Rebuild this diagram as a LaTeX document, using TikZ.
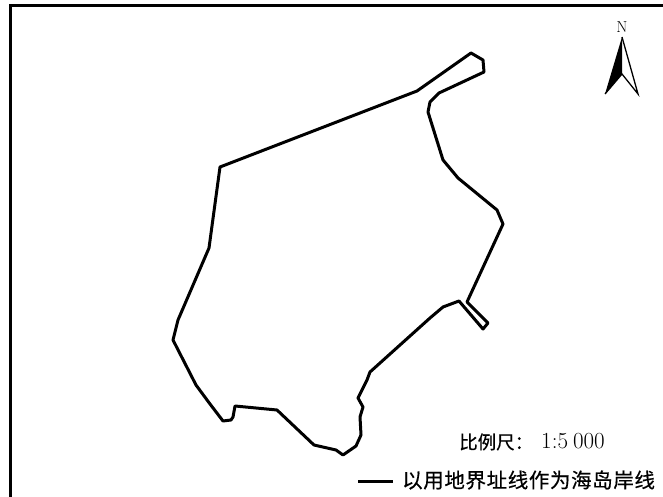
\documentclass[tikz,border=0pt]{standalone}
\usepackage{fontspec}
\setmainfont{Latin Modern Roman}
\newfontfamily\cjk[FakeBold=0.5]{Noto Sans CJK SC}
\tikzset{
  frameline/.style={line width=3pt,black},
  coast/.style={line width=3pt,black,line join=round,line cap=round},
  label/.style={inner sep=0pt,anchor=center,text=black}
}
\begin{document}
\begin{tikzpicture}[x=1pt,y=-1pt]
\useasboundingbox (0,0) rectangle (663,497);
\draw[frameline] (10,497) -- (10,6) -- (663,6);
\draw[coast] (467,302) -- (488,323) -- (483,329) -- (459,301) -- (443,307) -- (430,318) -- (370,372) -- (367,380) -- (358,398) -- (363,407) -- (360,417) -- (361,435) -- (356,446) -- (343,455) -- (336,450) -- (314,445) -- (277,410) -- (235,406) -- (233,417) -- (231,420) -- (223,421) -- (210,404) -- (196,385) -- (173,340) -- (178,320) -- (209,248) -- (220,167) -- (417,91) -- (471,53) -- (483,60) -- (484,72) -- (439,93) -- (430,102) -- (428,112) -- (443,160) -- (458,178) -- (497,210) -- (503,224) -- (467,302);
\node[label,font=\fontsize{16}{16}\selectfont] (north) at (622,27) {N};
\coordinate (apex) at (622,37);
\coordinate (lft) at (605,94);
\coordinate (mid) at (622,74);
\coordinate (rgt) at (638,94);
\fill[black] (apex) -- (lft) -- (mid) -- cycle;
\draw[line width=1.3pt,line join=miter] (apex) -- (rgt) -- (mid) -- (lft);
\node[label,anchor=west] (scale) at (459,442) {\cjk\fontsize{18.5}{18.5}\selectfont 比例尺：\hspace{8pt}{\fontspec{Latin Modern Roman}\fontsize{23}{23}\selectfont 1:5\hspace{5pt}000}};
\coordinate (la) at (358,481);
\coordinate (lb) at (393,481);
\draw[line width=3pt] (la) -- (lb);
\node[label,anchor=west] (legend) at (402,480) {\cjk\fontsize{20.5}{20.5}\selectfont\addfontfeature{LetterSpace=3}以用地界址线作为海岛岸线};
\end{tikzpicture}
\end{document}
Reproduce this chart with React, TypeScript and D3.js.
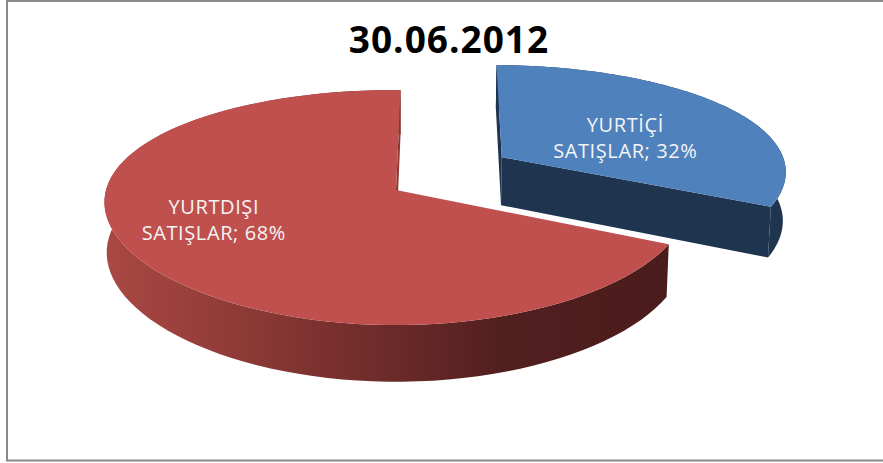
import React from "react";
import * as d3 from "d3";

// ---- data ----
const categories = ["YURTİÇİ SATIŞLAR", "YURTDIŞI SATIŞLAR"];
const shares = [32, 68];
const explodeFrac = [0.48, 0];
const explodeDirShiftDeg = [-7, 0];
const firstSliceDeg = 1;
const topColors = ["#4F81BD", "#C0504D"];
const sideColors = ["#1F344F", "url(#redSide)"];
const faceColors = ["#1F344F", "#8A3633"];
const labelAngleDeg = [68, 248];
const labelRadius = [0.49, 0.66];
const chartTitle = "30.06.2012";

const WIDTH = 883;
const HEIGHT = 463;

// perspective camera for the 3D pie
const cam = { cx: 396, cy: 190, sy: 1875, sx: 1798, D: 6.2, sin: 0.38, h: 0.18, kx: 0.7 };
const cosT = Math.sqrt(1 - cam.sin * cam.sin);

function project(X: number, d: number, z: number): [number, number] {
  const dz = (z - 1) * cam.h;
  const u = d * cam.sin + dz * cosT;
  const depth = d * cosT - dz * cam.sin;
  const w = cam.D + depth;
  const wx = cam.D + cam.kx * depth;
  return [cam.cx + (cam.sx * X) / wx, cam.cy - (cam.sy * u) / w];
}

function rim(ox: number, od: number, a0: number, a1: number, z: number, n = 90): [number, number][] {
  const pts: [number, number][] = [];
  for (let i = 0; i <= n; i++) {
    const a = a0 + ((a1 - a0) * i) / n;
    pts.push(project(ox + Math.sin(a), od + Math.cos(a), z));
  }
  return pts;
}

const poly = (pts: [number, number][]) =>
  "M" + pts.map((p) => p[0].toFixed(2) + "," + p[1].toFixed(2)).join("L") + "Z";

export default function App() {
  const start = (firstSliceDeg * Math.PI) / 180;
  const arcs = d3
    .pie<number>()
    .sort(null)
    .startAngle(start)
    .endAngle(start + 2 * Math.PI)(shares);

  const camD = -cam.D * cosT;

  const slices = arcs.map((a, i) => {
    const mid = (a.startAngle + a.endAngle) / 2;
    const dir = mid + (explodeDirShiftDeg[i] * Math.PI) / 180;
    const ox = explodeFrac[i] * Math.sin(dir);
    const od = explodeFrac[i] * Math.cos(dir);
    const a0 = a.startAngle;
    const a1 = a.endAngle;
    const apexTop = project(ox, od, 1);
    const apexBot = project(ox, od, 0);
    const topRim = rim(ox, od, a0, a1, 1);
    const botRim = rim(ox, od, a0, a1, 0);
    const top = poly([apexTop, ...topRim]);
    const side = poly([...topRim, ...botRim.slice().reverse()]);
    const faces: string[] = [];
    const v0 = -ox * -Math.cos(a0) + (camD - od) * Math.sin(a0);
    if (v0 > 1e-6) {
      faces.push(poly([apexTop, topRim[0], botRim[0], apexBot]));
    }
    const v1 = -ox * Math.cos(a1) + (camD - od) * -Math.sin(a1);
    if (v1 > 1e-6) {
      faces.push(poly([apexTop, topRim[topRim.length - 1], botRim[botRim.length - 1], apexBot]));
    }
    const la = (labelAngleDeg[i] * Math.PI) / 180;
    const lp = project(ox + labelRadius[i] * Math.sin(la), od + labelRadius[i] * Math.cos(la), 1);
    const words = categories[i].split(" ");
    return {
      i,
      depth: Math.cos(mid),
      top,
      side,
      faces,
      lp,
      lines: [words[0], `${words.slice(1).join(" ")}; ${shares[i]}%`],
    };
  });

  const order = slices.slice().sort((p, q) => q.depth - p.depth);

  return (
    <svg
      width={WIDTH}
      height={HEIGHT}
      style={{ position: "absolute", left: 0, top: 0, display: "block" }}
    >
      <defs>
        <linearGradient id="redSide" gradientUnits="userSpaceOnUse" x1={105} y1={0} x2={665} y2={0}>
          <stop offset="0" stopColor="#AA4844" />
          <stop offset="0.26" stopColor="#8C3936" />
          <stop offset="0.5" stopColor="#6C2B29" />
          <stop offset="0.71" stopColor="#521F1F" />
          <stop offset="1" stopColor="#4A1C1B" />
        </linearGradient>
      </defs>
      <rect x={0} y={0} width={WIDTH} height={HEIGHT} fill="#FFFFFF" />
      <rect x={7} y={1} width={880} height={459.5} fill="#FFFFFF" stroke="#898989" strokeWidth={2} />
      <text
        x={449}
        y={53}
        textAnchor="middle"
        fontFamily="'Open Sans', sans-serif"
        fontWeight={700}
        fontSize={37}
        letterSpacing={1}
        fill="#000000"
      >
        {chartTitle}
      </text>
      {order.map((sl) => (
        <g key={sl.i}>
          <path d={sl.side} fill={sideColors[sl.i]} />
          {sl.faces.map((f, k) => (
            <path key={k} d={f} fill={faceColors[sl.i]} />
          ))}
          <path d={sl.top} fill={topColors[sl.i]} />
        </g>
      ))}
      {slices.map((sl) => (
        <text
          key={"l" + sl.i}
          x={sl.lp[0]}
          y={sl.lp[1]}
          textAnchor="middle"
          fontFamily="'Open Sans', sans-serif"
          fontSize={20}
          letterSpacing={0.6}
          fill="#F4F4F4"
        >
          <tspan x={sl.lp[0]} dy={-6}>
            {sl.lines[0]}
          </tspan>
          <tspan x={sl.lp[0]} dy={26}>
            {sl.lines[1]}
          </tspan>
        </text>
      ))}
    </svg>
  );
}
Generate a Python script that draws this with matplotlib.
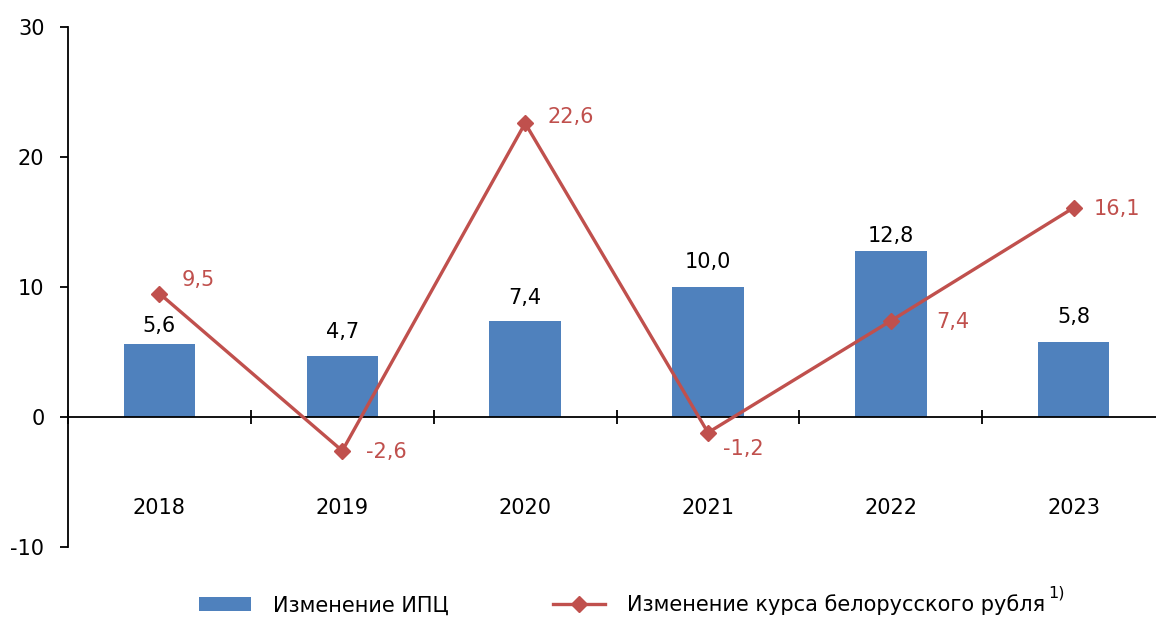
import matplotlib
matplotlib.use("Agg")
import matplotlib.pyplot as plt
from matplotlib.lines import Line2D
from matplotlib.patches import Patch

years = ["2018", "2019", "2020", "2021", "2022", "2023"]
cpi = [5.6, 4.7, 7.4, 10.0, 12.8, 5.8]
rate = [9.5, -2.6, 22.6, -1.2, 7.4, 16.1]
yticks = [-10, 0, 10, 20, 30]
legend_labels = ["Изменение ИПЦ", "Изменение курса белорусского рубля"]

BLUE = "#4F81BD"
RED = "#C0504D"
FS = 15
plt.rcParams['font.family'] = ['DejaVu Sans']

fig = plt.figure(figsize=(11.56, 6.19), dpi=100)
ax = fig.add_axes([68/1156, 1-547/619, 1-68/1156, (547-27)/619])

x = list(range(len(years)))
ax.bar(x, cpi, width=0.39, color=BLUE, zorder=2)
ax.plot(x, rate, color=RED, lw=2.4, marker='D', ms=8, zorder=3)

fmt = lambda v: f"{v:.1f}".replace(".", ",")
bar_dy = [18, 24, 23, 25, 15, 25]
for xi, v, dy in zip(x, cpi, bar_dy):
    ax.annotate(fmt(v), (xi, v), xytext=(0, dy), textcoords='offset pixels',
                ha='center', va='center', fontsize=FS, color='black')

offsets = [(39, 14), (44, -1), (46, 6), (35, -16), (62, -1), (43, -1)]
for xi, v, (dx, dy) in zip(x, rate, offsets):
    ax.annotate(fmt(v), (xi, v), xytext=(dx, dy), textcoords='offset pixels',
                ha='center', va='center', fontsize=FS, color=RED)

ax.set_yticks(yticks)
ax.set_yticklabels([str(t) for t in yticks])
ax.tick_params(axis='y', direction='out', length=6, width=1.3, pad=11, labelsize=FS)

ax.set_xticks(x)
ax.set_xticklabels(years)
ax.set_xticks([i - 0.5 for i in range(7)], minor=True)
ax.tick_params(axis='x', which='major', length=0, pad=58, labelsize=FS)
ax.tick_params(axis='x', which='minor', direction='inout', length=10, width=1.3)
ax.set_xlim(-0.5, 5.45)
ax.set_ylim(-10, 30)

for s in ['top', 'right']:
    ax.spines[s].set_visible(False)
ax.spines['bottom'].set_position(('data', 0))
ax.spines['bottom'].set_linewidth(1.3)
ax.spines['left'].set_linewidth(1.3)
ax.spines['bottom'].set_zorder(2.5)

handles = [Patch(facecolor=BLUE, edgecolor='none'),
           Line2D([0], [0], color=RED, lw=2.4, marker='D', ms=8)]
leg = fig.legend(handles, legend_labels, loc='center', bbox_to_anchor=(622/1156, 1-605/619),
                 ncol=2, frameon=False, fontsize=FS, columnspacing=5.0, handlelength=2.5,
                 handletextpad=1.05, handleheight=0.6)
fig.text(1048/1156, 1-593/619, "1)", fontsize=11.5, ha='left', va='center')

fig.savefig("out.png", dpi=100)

> TASK OBJECTIVE:
Between the line with "Generate a Python" and the line with "from matplotlib.patches import Patch", ends included, lies the span to copy exactly; copy nothing else and leave out the pictures.

> RESPONSE TO THIS EXERCISE:
Generate a Python script that draws this with matplotlib.
import matplotlib
matplotlib.use("Agg")
import matplotlib.pyplot as plt
from matplotlib.lines import Line2D
from matplotlib.patches import Patch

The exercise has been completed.